» **REQUIRED TASK**
Exactly as written, write out the lines below from the first to the one containing "0.0395, 0.0204, 0]", inclusive. Pictures do not belong in the copy.

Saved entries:
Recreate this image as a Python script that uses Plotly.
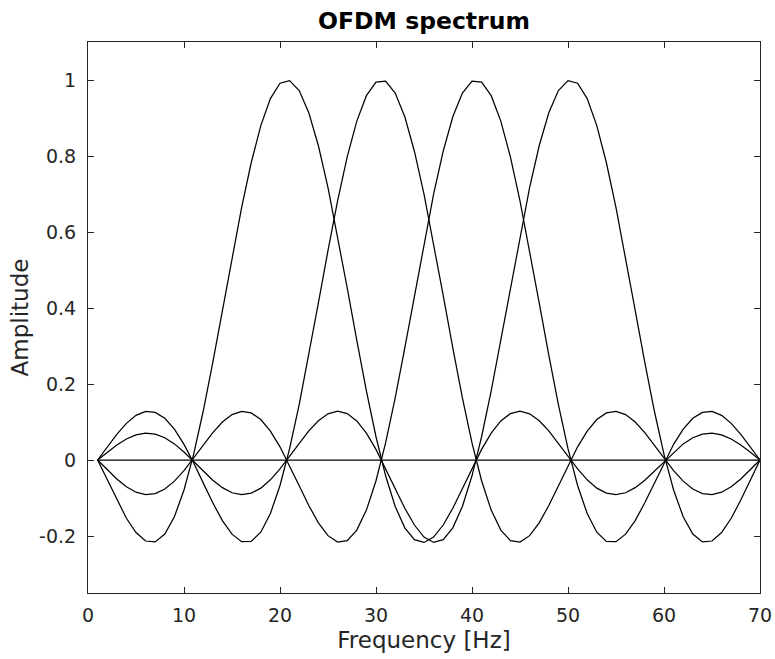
import plotly.graph_objects as go

# Frequency samples (x axis)
freq = list(range(1, 71))

# Sub-carrier spectra
carrier_1 = [0, -0.0525, -0.1054, -0.1534, -0.1910, -0.2132, -0.2156, -0.1949, -0.1494, -0.0790,
             0.0147, 0.1283, 0.2567, 0.3937, 0.5320, 0.6640, 0.7822, 0.8799, 0.9510, 0.9914,
             0.9984, 0.9723, 0.9138, 0.8270, 0.7168, 0.5898, 0.4532, 0.3147, 0.1818, 0.0612,
             -0.0416, -0.1222, -0.1785, -0.2097, -0.2169, -0.2027, -0.1711, -0.1269, -0.0755, -0.0222,
             0.0280, 0.0708, 0.1029, 0.1223, 0.1284, 0.1215, 0.1034, 0.0766, 0.0442, 0.0097,
             -0.0234, -0.0521, -0.0740, -0.0873, -0.0913, -0.0862, -0.0728, -0.0531, -0.0292, -0.0036,
             0.0210, 0.0424, 0.0586, 0.0683, 0.0708, 0.0663, 0.0554, 0.0395, 0.0204, 0]

carrier_2 = [0, 0.0344, 0.0677, 0.0965, 0.1174, 0.1277, 0.1254, 0.1098, 0.0812, 0.0412,
             -0.0073, -0.0602, -0.1127, -0.1595, -0.1952, -0.2148, -0.2141, -0.1900, -0.1409, -0.0670,
             0.0298, 0.1458, 0.2759, 0.4135, 0.5514, 0.6819, 0.7976, 0.8917, 0.9588, 0.9943,
             0.9972, 0.9658, 0.9031, 0.8126, 0.6995, 0.5707, 0.4334, 0.2952, 0.1637, 0.0453,
             -0.0545, -0.1318, -0.1845, -0.2121, -0.2161, -0.1991, -0.1654, -0.1198, -0.0678, -0.0147,
             0.0347, 0.0761, 0.1065, 0.1240, 0.1281, 0.1195, 0.1000, 0.0722, 0.0393, 0.0049,
             -0.0278, -0.0557, -0.0764, -0.0884, -0.0911, -0.0847, -0.0704, -0.0499, -0.0256, 0]

carrier_3 = [0, -0.0256, -0.0499, -0.0704, -0.0847, -0.0911, -0.0884, -0.0764, -0.0557, -0.0278,
             0.0049, 0.0393, 0.0722, 0.1000, 0.1195, 0.1281, 0.1240, 0.1065, 0.0761, 0.0347,
             -0.0147, -0.0678, -0.1198, -0.1654, -0.1991, -0.2161, -0.2121, -0.1845, -0.1318, -0.0545,
             0.0453, 0.1637, 0.2952, 0.4334, 0.5707, 0.6995, 0.8126, 0.9031, 0.9658, 0.9972,
             0.9943, 0.9588, 0.8917, 0.7976, 0.6819, 0.5514, 0.4135, 0.2759, 0.1458, 0.0298,
             -0.0670, -0.1409, -0.1900, -0.2141, -0.2148, -0.1952, -0.1595, -0.1127, -0.0602, -0.0073,
             0.0412, 0.0812, 0.1098, 0.1254, 0.1277, 0.1174, 0.0965, 0.0677, 0.0344, 0]

carrier_4 = [0, 0.0204, 0.0395, 0.0554, 0.0663, 0.0708, 0.0683, 0.0586, 0.0424, 0.0210,
             -0.0036, -0.0292, -0.0531, -0.0728, -0.0862, -0.0913, -0.0873, -0.0740, -0.0521, -0.0234,
             0.0097, 0.0442, 0.0766, 0.1034, 0.1215, 0.1284, 0.1223, 0.1029, 0.0708, 0.0280,
             -0.0222, -0.0755, -0.1269, -0.1711, -0.2027, -0.2169, -0.2097, -0.1785, -0.1222, -0.0416,
             0.0612, 0.1818, 0.3147, 0.4532, 0.5898, 0.7168, 0.8270, 0.9138, 0.9723, 0.9984,
             0.9914, 0.9510, 0.8799, 0.7822, 0.6640, 0.5320, 0.3937, 0.2567, 0.1283, 0.0147,
             -0.0790, -0.1494, -0.1949, -0.2156, -0.2132, -0.1910, -0.1534, -0.1054, -0.0525, 0]

zero_level = [0] * len(freq)

x_ticks = [0, 10, 20, 30, 40, 50, 60, 70]
y_ticks = [-0.2, 0, 0.2, 0.4, 0.6, 0.8, 1]
y_tick_labels = ["-0.2", "0", "0.2", "0.4", "0.6", "0.8", "1"]

FONT = "DejaVu Sans"
AXC = "#262626"

fig = go.Figure()
for ys in [carrier_1, carrier_2, carrier_3, carrier_4, zero_level]:
    fig.add_trace(go.Scatter(x=freq, y=ys, mode="lines",
                             line=dict(color="black", width=1.25),
                             showlegend=False, hoverinfo="skip"))

fig.update_layout(
    width=775, height=659,
    margin=dict(l=88, r=15, t=42, b=66, autoexpand=False),
    paper_bgcolor="white", plot_bgcolor="white",
    font=dict(family=FONT, color=AXC),
    title=dict(text="OFDM spectrum", x=0.5, xref="paper", xanchor="center",
               y=1 - 21 / 659, yref="container", yanchor="middle",
               font=dict(family=FONT, size=23.5, color="black", weight="bold")),
    xaxis=dict(range=[0, 70], tickmode="array", tickvals=x_ticks,
               ticks="inside", ticklen=6, tickcolor=AXC, tickwidth=1,
               showline=True, linecolor=AXC, linewidth=1, mirror="ticks",
               showgrid=False, zeroline=False, automargin=False,
               tickfont=dict(family=FONT, size=19, color=AXC),
               ticklabelstandoff=5,
               title=dict(text="Frequency [Hz]", standoff=7,
                          font=dict(family=FONT, size=23, color=AXC))),
    yaxis=dict(range=[-0.35, 1.1], tickmode="array", tickvals=y_ticks,
               ticktext=y_tick_labels,
               ticks="inside", ticklen=6, tickcolor=AXC, tickwidth=1,
               showline=True, linecolor=AXC, linewidth=1, mirror="ticks",
               showgrid=False, zeroline=False, automargin=False,
               tickfont=dict(family=FONT, size=19, color=AXC),
               ticklabelstandoff=7,
               title=dict(text="Amplitude", standoff=4,
                          font=dict(family=FONT, size=23, color=AXC))),
)

fig.write_html("out.html",
               config={"displayModeBar": False},
               post_script="document.body.style.margin='0';document.body.style.padding='0';")
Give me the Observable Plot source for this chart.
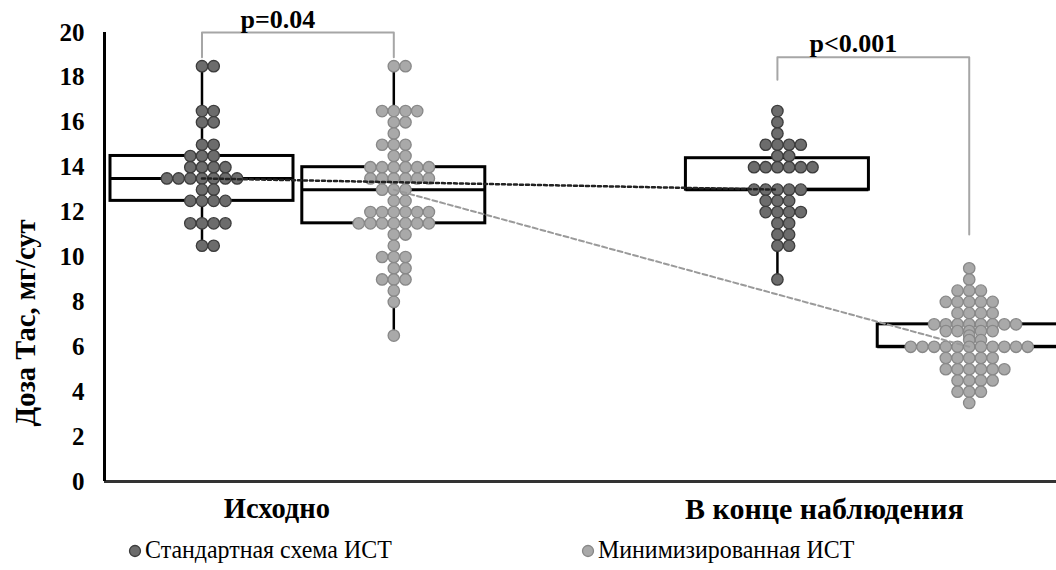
<!DOCTYPE html>
<html>
<head>
<meta charset="utf-8">
<script src="https://cdn.jsdelivr.net/npm/d3@7"></script>
<script src="https://cdn.jsdelivr.net/npm/@observablehq/plot@0.6"></script>
<style>
  body { margin: 0; background: #fff; }
  #wrap { position: relative; width: 1056px; height: 570px; overflow: hidden; background: #fff;
          font-family: "Liberation Serif", "Times New Roman", serif; }
  #legend { position: absolute; top: 537px; left: 0; width: 1056px; height: 30px; font-size: 26px; line-height: 26px; color: #000; }
  .item { position: absolute; top: 0; white-space: nowrap; }
  .item svg { position: absolute; top: 7px; }
  .item span { display: inline-block; transform: scaleX(0.92); transform-origin: left center; }
</style>
</head>
<body>
<div id="wrap">
  <div id="chart"></div>
  <div id="legend"></div>
</div>
<script>
// ---------- data ----------
const groupNames = ["Исходно", "В конце наблюдения"];
const seriesNames = ["Стандартная схема ИСТ", "Минимизированная ИСТ"];

const stdBaseline = [18.5, 18.5, 16.5, 16.5, 16, 16, 15, 15, 14.5, 14.5, 14.5,
  14, 14, 14, 14, 13.5, 13.5, 13.5, 13.5, 13.5, 13.5, 13.5, 13, 13,
  12.5, 12.5, 12.5, 12.5, 11.5, 11.5, 11.5, 11.5, 10.5, 10.5];

const minBaseline = [18.5, 18.5, 16.5, 16.5, 16.5, 16.5, 16, 16, 15.5, 15, 15, 15,
  14.5, 14.5, 14, 14, 14, 14, 14, 14, 13.5, 13.5, 13.5, 13.5, 13.5, 13.5,
  13, 13, 13, 12.5, 12.5, 12, 12, 12, 12, 12, 12,
  11.5, 11.5, 11.5, 11.5, 11.5, 11.5, 11.5, 11, 11, 10.5, 10, 10, 10,
  9.5, 9.5, 9, 9, 9, 8.5, 8, 6.5];

const stdEnd = [16.5, 16, 15.5, 15, 15, 15, 15, 14.5, 14.5,
  14, 14, 14, 14, 14, 14, 13, 13, 13, 13, 13, 12.5, 12.5, 12.5,
  12, 12, 12, 12, 11.5, 11.5, 11, 11, 10.5, 10.5, 9];

const minEnd = [9.5, 9, 8.5, 8.5, 8.5, 8, 8, 8, 8, 8, 7.5, 7.5, 7.5, 7.5,
  7, 7, 7, 7, 7, 7, 7, 7, 6.7, 6.7, 6.7, 6.7, 6.7, 6.5, 6.3, 6.3,
  6, 6, 6, 6, 6, 6, 6, 6, 6, 6, 6, 5.5, 5.5, 5.5, 5.5, 5.5,
  5, 5, 5, 5, 5, 5, 4.5, 4.5, 4.5, 4.5, 4, 4, 4, 3.5];

// box statistics (order: std base, min base, std end, min end)
const boxQ1     = [12.5, 11.5, 13.0, 6.0];
const boxMedian = [13.5, 13.0, 13.0, 6.0];
const boxQ3     = [14.5, 14.0, 14.4, 7.0];

const pLabels = ["p=0.04", "p<0.001"];
const bracketTop = [20, 18.9];
const bracketLegLeft = [18.9, 17.9];
const bracketLegRight = [18.9, 11.0];

const yTicks = [0, 2, 4, 6, 8, 10, 12, 14, 16, 18, 20];
const yLabel = "Доза Тас, мг/сут";

// ---------- layout ----------
const W = 1056, H = 525, ML = 104, MR = 0;
const xDomain = [0.4917, 5.455];
const pxPerUnit = (W - ML - MR) / (xDomain[1] - xDomain[0]);
const dotStep = 11.7 / pxPerUnit;
const halfBox = 91.5 / pxPerUnit;
const pos = (g, s) => 1 + 3 * g + s;

const seriesValues = [[stdBaseline, minBaseline], [stdEnd, minEnd]];
const boxes = [];
seriesValues.forEach((arr, g) => arr.forEach((vals, s) => {
  const i = boxes.length;
  boxes.push({g, s, pos: pos(g, s), values: vals,
    lo: d3.min(vals), hi: d3.max(vals),
    q1: boxQ1[i], median: boxMedian[i], q3: boxQ3[i]});
}));

function swarm(b) {
  const rows = d3.group(b.values, v => v);
  const out = [];
  for (const [v, arr] of rows) {
    const k0 = -Math.floor((arr.length - 1) / 2);
    arr.forEach((_, i) => out.push({s: b.s, value: v, x: b.pos + (k0 + i) * dotStep}));
  }
  return out;
}
const points = boxes.flatMap(swarm);

const brackets = pLabels.map((label, i) => ({label, left: pos(i, 0), right: pos(i, 1),
  top: bracketTop[i], legL: bracketLegLeft[i], legR: bracketLegRight[i]}));
const bracketPath = brackets.flatMap((b, i) => [
  {b: i, x: b.left, y: b.legL}, {b: i, x: b.left, y: b.top},
  {b: i, x: b.right, y: b.top}, {b: i, x: b.right, y: b.legR}]);

const fills = ["#6c6c6c", "#a9a9a9"];
const strokes = ["#3c3c3c", "#888888"];

const plot = Plot.plot({
  width: W, height: H,
  marginLeft: ML, marginRight: MR, marginTop: 32, marginBottom: 44,
  style: {fontFamily: "'Liberation Serif', 'Times New Roman', serif", color: "#000", background: "#fff"},
  x: {type: "linear", domain: xDomain, axis: null},
  y: {domain: [0, 20], axis: null},
  marks: [
    Plot.axisY({ticks: yTicks, tickSize: 0, tickPadding: 20, label: null, fontSize: 25, fontWeight: "bold"}),
    Plot.text([yLabel], {frameAnchor: "left", text: d => d, rotate: -90, dx: -79, dy: 66,
      fontSize: 28.5, fontWeight: "bold", textAnchor: "middle", lineAnchor: "middle"}),
    Plot.ruleY([0], {stroke: "#333", strokeWidth: 3}),
    Plot.ruleX([xDomain[0]], {y1: 0, y2: 20, stroke: "#000", strokeWidth: 3}),
    // whiskers
    Plot.ruleX(boxes, {x: "pos", y1: "lo", y2: "q1", stroke: "#000", strokeWidth: 2.5}),
    Plot.ruleX(boxes, {x: "pos", y1: "q3", y2: "hi", stroke: "#000", strokeWidth: 2.5}),
    // boxes
    Plot.rect(boxes, {x1: d => d.pos - halfBox, x2: d => d.pos + halfBox, y1: "q1", y2: "q3",
      fill: "none", stroke: "#000", strokeWidth: 3}),
    Plot.ruleY(boxes, {y: "median", x1: d => d.pos - halfBox, x2: d => d.pos + halfBox,
      stroke: "#000", strokeWidth: 3}),
    // dots
    Plot.dot(points.filter(d => d.s === 0), {x: "x", y: "value", r: 5.7, fill: fills[0], stroke: strokes[0], strokeWidth: 1.3}),
    Plot.dot(points.filter(d => d.s === 1), {x: "x", y: "value", r: 5.7, fill: fills[1], stroke: strokes[1], strokeWidth: 1.3}),
    // median connecting lines
    Plot.line(boxes.filter(d => d.s === 0), {x: "pos", y: "median", stroke: "#222", strokeWidth: 2.5, strokeDasharray: "3,3"}),
    Plot.line(boxes.filter(d => d.s === 1), {x: "pos", y: "median", stroke: "#9a9a9a", strokeWidth: 2, strokeDasharray: "5,3"}),
    // brackets
    Plot.line(bracketPath, {x: "x", y: "y", z: "b", stroke: "#a6a6a6", strokeWidth: 2}),
    Plot.text(brackets, {x: d => (d.left + d.right) / 2, y: "top", text: "label", dx: -20, dy: -5,
      lineAnchor: "bottom", fontSize: 26, fontWeight: "bold"}),
    // category labels
    Plot.text([groupNames[0]], {x: () => pos(0, 0) + 0.5, y: () => 0, text: d => d, dx: -21, dy: 16,
      lineAnchor: "top", fontSize: 28.5, fontWeight: "bold"}),
    Plot.text([groupNames[1]], {x: () => pos(1, 0) + 0.5, y: () => 0, text: d => d, dx: -49, dy: 16,
      lineAnchor: "top", fontSize: 30, fontWeight: "bold"})
  ]
});
document.getElementById("chart").appendChild(plot);

// legend
const legend = document.getElementById("legend");
const legendLeft = [128, 581];
seriesNames.forEach((name, i) => {
  const item = document.createElement("div");
  item.className = "item";
  item.style.left = legendLeft[i] + "px";
  item.innerHTML = `<svg width="14" height="14"><circle cx="7" cy="7" r="5.5" fill="${fills[i]}" stroke="${strokes[i]}" stroke-width="1.3"></circle></svg><span style="margin-left:17px">${name}</span>`;
  legend.appendChild(item);
});
</script>
</body>
</html>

» **ANSWER TO THIS EXERCISE**
Recreate this image as a Python script that uses Plotly.
import plotly.graph_objects as go

# Frequency samples (x axis)
freq = list(range(1, 71))

# Sub-carrier spectra
carrier_1 = [0, -0.0525, -0.1054, -0.1534, -0.1910, -0.2132, -0.2156, -0.1949, -0.1494, -0.0790,
             0.0147, 0.1283, 0.2567, 0.3937, 0.5320, 0.6640, 0.7822, 0.8799, 0.9510, 0.9914,
             0.9984, 0.9723, 0.9138, 0.8270, 0.7168, 0.5898, 0.4532, 0.3147, 0.1818, 0.0612,
             -0.0416, -0.1222, -0.1785, -0.2097, -0.2169, -0.2027, -0.1711, -0.1269, -0.0755, -0.0222,
             0.0280, 0.0708, 0.1029, 0.1223, 0.1284, 0.1215, 0.1034, 0.0766, 0.0442, 0.0097,
             -0.0234, -0.0521, -0.0740, -0.0873, -0.0913, -0.0862, -0.0728, -0.0531, -0.0292, -0.0036,
             0.0210, 0.0424, 0.0586, 0.0683, 0.0708, 0.0663, 0.0554, 0.0395, 0.0204, 0]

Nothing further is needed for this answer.